The fundamental model of the reconfigurable computing machine paradigm, the data-stream-based anti machine is well illustrated by the differences to other machine paradigms that were introduced earlier, as shown by Nick Tredennick's following classification scheme of computing paradigms (see "Table 1: Nick Tredennick’s Paradigm Classification Scheme") .
The fundamental model of a Reconfigurable Computing Machine, the data-stream-based anti machine (also called Xputer), is the counterpart of the instruction-stream-based von Neumann machine paradigm. This is illustrated by a simple reconfigurable system (not dynamically reconfigurable), which has no instruction fetch at run time. The reconfiguration (before run time) can be considered as a kind of super instruction fetch. An anti machine does not have a program counter. The anti machine has data counters instead, since it is data-stream-driven. Here the definition of the term data streams is adopted from the systolic array scene, which defines, at which time which data item has to enter or leave which port, here of the reconfigurable system, which may be fine-grained (e. g. using FPGAs) or coarse-grained, or a mixture of both.
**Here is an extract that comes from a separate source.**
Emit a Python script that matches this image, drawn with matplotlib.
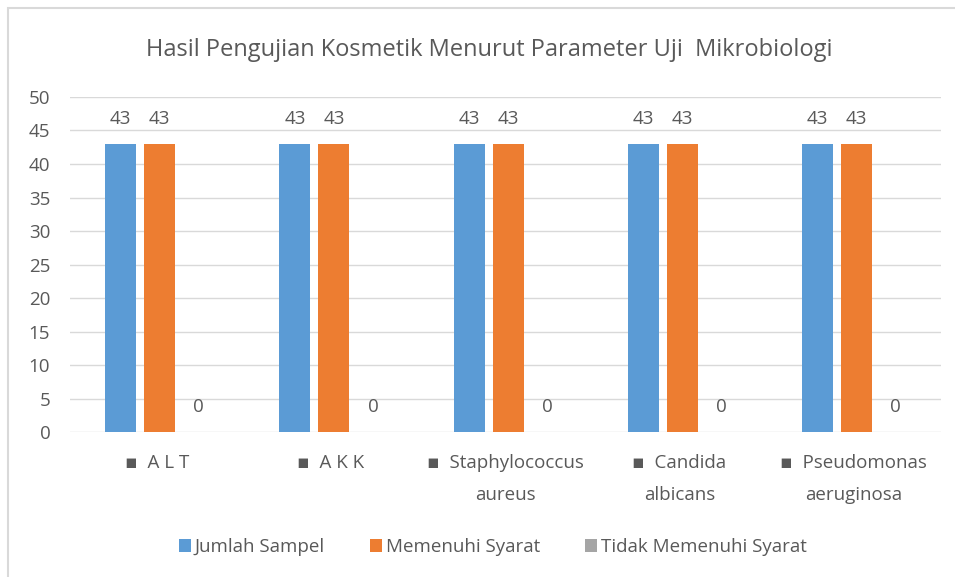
import numpy as np
import matplotlib
matplotlib.use('Agg')
import matplotlib.pyplot as plt
from matplotlib.patches import Rectangle

plt.rcParams['font.family'] = ['Open Sans', 'DejaVu Sans']

# data
categories = ['▪  A L T', '▪  A K K', '▪  Staphylococcus\naureus',
              '▪  Candida\nalbicans', '▪  Pseudomonas\naeruginosa']
jumlah_sampel = [43, 43, 43, 43, 43]
memenuhi = [43, 43, 43, 43, 43]
tidak_memenuhi = [0, 0, 0, 0, 0]
series_names = ['Jumlah Sampel', 'Memenuhi Syarat', 'Tidak Memenuhi Syarat']
colors = ['#5b9bd5', '#ed7d31', '#a5a5a5']
text_col = '#595959'

fig = plt.figure(figsize=(9.55, 5.77), dpi=100)
fig.patch.set_facecolor('white')
# chart frame
fig.add_artist(Rectangle((0.008, -0.01), 1.0, 0.997, transform=fig.transFigure,
                         fill=False, edgecolor='#d9d9d9', linewidth=1.5))

ax = fig.add_axes([0.073, 0.251, 0.912, 0.581])
x = np.arange(len(categories))
w = 0.178
step = 0.224
for i, (vals, name, c) in enumerate(zip([jumlah_sampel, memenuhi, tidak_memenuhi],
                                        series_names, colors)):
    bars = ax.bar(x + (i - 1) * step + 0.017, vals, width=w, color=c, label=name, zorder=3)
    for b, v in zip(bars, vals):
        ax.text(b.get_x() + b.get_width() / 2, v + 2.4, str(v), ha='center',
                va='bottom', fontsize=13.5, color=text_col)

ax.set_xlim(-0.5, len(categories) - 0.5)
ax.set_ylim(0, 50)
ax.set_yticks(range(0, 51, 5))
ax.yaxis.grid(True, color='#d9d9d9', linewidth=1, zorder=0)
ax.set_axisbelow(True)
for s in ax.spines.values():
    s.set_visible(False)
ax.tick_params(length=0, labelsize=13.5, colors=text_col)
ax.tick_params(axis='y', pad=14)
ax.tick_params(axis='x', pad=16)
ax.set_xticks(x)
ax.set_xticklabels(categories, linespacing=2.0)

fig.text(0.512, 0.913, 'Hasil Pengujian Kosmetik Menurut Parameter Uji  Mikrobiologi',
         ha='center', va='center', fontsize=17, color=text_col)

fig.legend(loc='center', bbox_to_anchor=(0.516, 0.052), ncol=3, frameon=False,
           fontsize=13.5, labelcolor=text_col, handlelength=0.65, handleheight=0.65,
           handletextpad=0.2, columnspacing=2.4)

fig.savefig('out.png', dpi=100)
The systolic array scene, originally (early 1980s) mainly mathematicians, only defined one half of the anti machine: the data path: the Systolic array (also see Super Systolic Array). But they did not define nor model the data sequencer methodology, considering that this is not their job to take care where the data streams come from or end up. The data sequencing part of the anti machine is modeled as distributed memory, preferably on chip, which consists of auto-sequencing memory blocks (ASM blocks). Each ASM block has a sequencer including a data counter. An example is the Generic Address Generator (GAG), which is a generalization of the DMA.